Making Sense of the Omicron Variant's Transmissibility and Infectivity

Co-published on Publish0x.

Introduction

Earlier this month, I wrote about how governments around the world were largely overreacting to the Omicron variant of SARS-COV-2. Based on early data, the symptoms from the Omicron cases in South Africa were mild and the case fatality rate appeared to be significantly lower than previous variants. On top of that, the virus inherited an amino acid sequence from the common cold which might have contributed to its higher transmission rate and milder symptoms.

Now more time has passed, there is more information on the Omicron variant. The scientific literature that I read particularly looked at what cells the virus targets and the spike protein's binding efficiency.

Why is Omicron so Contagious?

On December 15, HKUMed published a short summary on its research into Omicron's infectivity. Its research revealed that unlike original and Delta variants which largely infect the lungs and less so in the bronchi, Omicron largely infects the bronchi and less so in the lungs. Relatively, Omicron has over 70x the infectivity over the other variants in the bronchi and 10x the infectivity in the lungs.

How is this data significant? In order to interpret the data, we need to look at the lung anatomy. The trachea goes down the neck and divides into two main bronchi, the left and right. The main bronchi will divide into lobar bronchi which correspond with the 2 lobes of the left lung and 3 lobes of the right lung. The lobar bronchi will further divide into smaller and smaller branches until we reach the aveoli. These are extremely small sacs wrapped with capillaries where red blood cells exchange oxygen and carbon dioxide.

Where the virus infects in the respiratory tract will determine the types and the severity of symptoms. The reason why the original and Delta variants were pretty serious was because they infected the lung tissue. When a SARS-COV-2 virus infects a lung cell, the cell will release cytokines to recruit white blood cells like macrophages and neutrophils. The problem is that as this happens, the blood vessels at the aveoli become more permeable which allows fluid to build up more easily. This will ultimately interfere with an individual's capacity to exchange oxygen and carbon dioxide.

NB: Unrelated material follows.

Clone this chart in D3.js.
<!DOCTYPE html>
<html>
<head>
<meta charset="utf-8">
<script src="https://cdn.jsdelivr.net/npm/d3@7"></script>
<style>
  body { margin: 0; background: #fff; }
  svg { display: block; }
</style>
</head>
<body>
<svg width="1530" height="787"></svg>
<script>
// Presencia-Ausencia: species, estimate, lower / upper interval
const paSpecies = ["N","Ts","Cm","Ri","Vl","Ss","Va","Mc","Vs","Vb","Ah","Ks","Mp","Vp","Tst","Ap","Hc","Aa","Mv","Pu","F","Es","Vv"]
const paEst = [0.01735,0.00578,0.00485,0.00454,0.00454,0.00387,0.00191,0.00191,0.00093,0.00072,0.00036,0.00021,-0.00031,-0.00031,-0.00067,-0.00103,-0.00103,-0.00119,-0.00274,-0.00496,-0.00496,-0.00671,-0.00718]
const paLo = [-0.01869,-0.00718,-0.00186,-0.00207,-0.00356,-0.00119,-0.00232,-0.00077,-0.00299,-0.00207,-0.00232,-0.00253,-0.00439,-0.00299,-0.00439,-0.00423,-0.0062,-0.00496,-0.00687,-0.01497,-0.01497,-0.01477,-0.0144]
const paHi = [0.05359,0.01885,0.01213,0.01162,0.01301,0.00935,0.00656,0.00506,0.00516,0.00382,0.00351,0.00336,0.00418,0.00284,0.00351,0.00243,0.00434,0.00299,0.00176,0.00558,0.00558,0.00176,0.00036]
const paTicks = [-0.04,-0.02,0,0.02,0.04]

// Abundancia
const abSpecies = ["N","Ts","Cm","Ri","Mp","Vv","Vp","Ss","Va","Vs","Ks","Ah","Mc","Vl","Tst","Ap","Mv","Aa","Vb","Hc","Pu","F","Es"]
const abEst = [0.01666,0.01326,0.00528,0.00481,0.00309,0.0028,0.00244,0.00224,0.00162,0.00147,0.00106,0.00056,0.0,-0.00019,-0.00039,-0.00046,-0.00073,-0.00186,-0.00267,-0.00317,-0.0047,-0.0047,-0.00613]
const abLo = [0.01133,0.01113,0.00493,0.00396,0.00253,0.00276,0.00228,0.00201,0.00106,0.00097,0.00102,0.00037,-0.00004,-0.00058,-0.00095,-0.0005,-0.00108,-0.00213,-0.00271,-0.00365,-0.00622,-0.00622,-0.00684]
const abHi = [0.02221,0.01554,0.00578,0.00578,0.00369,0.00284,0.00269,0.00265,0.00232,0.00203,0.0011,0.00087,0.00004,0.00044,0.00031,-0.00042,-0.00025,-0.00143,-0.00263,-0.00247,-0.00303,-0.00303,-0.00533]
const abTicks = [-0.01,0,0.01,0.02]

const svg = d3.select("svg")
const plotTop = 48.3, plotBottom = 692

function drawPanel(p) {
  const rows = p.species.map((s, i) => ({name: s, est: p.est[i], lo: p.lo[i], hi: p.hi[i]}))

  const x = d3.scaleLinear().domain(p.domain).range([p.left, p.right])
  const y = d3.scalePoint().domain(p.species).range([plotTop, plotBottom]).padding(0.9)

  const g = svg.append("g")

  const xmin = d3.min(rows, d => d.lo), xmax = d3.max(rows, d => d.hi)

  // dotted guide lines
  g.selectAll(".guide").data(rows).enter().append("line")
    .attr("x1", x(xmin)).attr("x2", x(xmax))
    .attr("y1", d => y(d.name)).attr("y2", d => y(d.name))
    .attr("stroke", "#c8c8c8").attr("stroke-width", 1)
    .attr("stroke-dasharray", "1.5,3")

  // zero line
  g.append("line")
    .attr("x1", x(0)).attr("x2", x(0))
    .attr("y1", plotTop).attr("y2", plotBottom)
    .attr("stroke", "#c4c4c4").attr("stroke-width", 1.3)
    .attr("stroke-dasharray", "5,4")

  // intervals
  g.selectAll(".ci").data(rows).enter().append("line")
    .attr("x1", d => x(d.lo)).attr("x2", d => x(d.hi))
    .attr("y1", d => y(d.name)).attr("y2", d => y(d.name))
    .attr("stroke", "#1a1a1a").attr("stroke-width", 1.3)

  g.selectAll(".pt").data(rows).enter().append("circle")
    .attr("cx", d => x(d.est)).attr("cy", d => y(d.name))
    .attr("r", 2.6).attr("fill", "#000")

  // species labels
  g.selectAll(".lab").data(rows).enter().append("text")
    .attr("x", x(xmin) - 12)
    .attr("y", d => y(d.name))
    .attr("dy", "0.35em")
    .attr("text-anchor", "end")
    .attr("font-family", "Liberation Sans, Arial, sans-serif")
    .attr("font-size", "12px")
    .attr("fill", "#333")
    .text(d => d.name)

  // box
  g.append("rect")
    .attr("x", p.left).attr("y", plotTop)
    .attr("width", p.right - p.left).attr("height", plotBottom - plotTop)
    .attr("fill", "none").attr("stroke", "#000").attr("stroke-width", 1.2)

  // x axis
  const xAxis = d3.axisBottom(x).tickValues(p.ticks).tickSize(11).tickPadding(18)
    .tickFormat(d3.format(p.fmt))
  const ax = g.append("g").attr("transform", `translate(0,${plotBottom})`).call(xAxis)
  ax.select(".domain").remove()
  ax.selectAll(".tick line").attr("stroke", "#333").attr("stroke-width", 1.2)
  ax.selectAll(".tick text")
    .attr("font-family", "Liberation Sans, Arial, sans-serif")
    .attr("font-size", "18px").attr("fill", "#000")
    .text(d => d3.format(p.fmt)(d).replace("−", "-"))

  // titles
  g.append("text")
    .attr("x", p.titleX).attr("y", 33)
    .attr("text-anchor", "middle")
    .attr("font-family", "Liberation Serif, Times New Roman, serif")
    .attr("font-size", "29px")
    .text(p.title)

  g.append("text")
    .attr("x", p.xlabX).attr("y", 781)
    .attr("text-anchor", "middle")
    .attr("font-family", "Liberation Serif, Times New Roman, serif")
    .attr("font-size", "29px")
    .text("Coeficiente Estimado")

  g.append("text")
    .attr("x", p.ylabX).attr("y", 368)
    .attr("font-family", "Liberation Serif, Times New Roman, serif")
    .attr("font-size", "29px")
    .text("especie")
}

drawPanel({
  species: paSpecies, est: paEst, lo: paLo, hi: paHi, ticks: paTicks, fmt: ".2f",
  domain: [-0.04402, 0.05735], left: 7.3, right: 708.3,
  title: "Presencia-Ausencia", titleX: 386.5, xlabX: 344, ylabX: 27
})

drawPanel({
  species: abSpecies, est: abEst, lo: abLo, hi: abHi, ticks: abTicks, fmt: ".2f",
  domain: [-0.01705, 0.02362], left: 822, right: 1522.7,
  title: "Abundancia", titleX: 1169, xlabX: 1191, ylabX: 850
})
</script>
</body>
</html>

In contrast, the Omicron variant mostly resides in the bronchi or the upper respiratory tract. While fluid will still build up as a result of a cytokine storm, it is easier to expel the fluid via coughing. As a result, health outcomes like pulmonary edema (i.e. swelling in the lungs) are less likely. Of course, this also makes the virus more transmissible as the cough droplets can potentially spread the pathogen to other individuals.

Omicron's Spike Protein Binding Efficiency

A virus infects a cell through hijacking its ribosomes to synthesize the proteins that make up the capsule and spike proteins. However, all of that is moot if the virus cannot (1) reliably bind to the cell receptor for entry and (2) cleave from the host cell to exit. Failure to bind to the receptor means the virus cannot release its genetic material for replication. If a virus cannot cleave from the host cells, then it cannot infect other cells.

Meng et al. (2021) observed the fusogenecity (i.e. the capacity of a virus to fuse with the host cell) and cleavage efficiency of the Omicron variant. The research found that the Omicron variant exhibited lower infectivity in the lung tissue and slightly higher infectivity in lung epithelial cells (i.e. the upper respiratory tract). This mostly coincides with what HKUMed observed.

The study used green fluorescent protein (GFP) to detect and measure the cell fusion activity of the original, Delta, and Omicron strains. If the viruses can reliably fuse with host cells, then the amount of GFP should be high. If the spike proteins have poor binding efficiency, however, then the host cells will yield less GFP. Results revealed that over a 16 hour period, the Omicron variant yielded substantially less GFP than the original and Delta variants, suggesting poor binding efficiency.

On top of the poorer fusogenecity, the study concluded that the Omicron variant's "observed cleavage efficiency is lower than for wild type Wuhan-1
D614G and Delta". Both of these factors suggest that the Omicron is less efficient at invading host cells and proliferating to other host cells than other variants.

The study also looked at the neutralization efficiency against the Omicron variant with and without a booster vaccine. Results showed little difference in neutralization 1 month versus 6 months post-2nd dose. In comparison, neutralization rose on average post-booster.

Closing Thoughts

After more data has come in, it looks like while Omicron variant is more contagious than the Delta variant, it is not as severe as the latter or the original strain. The higher transmissibility is the result of Omicron having a higher affinity for the upper respiratory tract. However, because the strain has a significantly lower affinity for lung cells than previous variants, severe symptoms such as pulmonary edema are more unlikely.

As shown by Meng et al. (2021), the Omicron variant is less efficient at injecting its genetic material into the host cells it is attempting to infect. On top of that, it is worse at cleaving from the host cells than previous strains, meaning it cannot proliferate as reliably. This double-whammy of inefficiency may ultimately explain the milder symptoms and lower case fatality rate.